The Washington Post reported that registry would be a “placeholder” in the text while the Senate Parliamentarian advised on parole… And there it was: the hard-fought pathway to citizenship holding on for dear life in a complex policy negotiation over trillions of dollars in proposed government spending.

Senior policy aides in the House and Senate told Latino Rebels they assumed the citizenship pathway would survive to the floor vote in the lower chamber, until a week later when, on November 3, the House Rules Committee published an updated bill text. Citizenship was out, replaced by parole.

Hill aides and advocates were bewildered by the news. Speaker Pelosi, Senator Durbin, the entire Hispanic caucus, and the Squad were demanding citizenship. Why was it gone from the bill text?

Jayapal’s Folly

Rep. Pramila Jayapal (D-WA), chair of the House Progressive Caucus, was telling advocates as early as the first week of October that citizenship was definitely out of the bill, according to two senior House aides to Progressive Caucus members involved in immigration policy negotiations.

“We don’t know why she’s telling them that,” said a Hispanic Caucus member on background to Latino Rebels at the time. “Her caucus needs to be hearing the opposite.”

Jayapal, an immigrant from India, was invited to the White House to negotiate BBB, while Rep. Ilhan Omar (D-MN), her caucus whip, was not.

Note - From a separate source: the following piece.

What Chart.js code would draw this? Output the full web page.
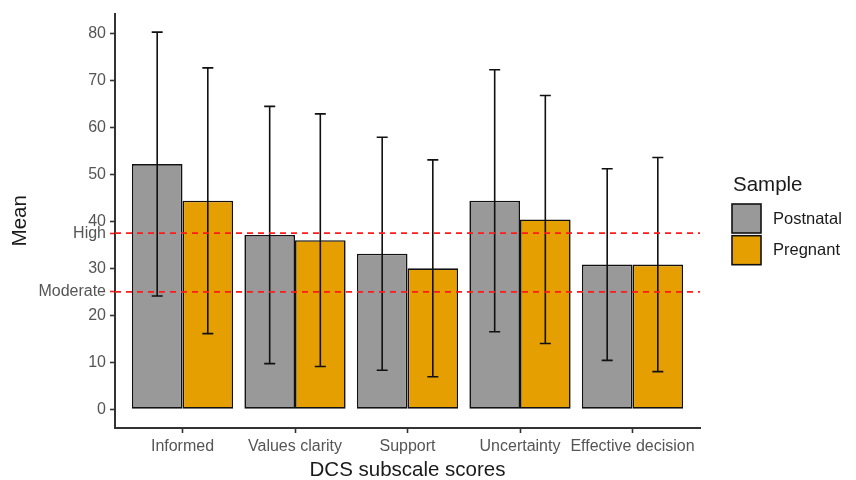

Rep. Alexandria Ocasio-Cortez (D-NY) and other Squad members expected to drive the Progressive Caucus message were never invited to closed-door meetings with President Biden, according to their aides.

On October 28, the White House announced a new framework for BBB that included a $100 billion topline for “immigration reform that is consistent with the Senate’s reconciliation rules.”

Within hours, the House Rules Committee published the first draft of a long-awaited bill text. The Post was right: Registry was in, perhaps as a placeholder, perhaps not. For six days it remained in the bill text, until it was replaced with immigrant parole in the second draft published by the Rules Committee.

“I have brought it up to the President multiple times,” Jayapal told MSNBC’s Andrea Mitchell, “and what we have come to is that if there are senators who will not overrule the parliamentarian, then I don’t think that it’s going to be possible to put it in.”

“I believe that we should vote on the things that the Parliamentarian is likely to include,” added Jayapal. “I do understand my House colleagues’ desire to not vote on something that … the Parliamentarian is going to rule out of order.”

Progressive aides in both chambers were dumbfounded by Jayapal’s interview. Even if it were true, as some aides believed, that a pathway to citizenship was dead in the water for BBB, why would the Progressive Caucus Chair make herself the messenger of the bad news? Why not make the moderate Democrats outside of her caucus take the wrap for obstructing reform?

That was Monday. By Wednesday, registry was out, immigrant parole was in. Senate aides now say passing parole in the House doesn’t make it any easier to pass a registry in the upper chamber.

BBB negotiations continue in the House, with representatives expected back on Capitol Hill on Monday, November 15.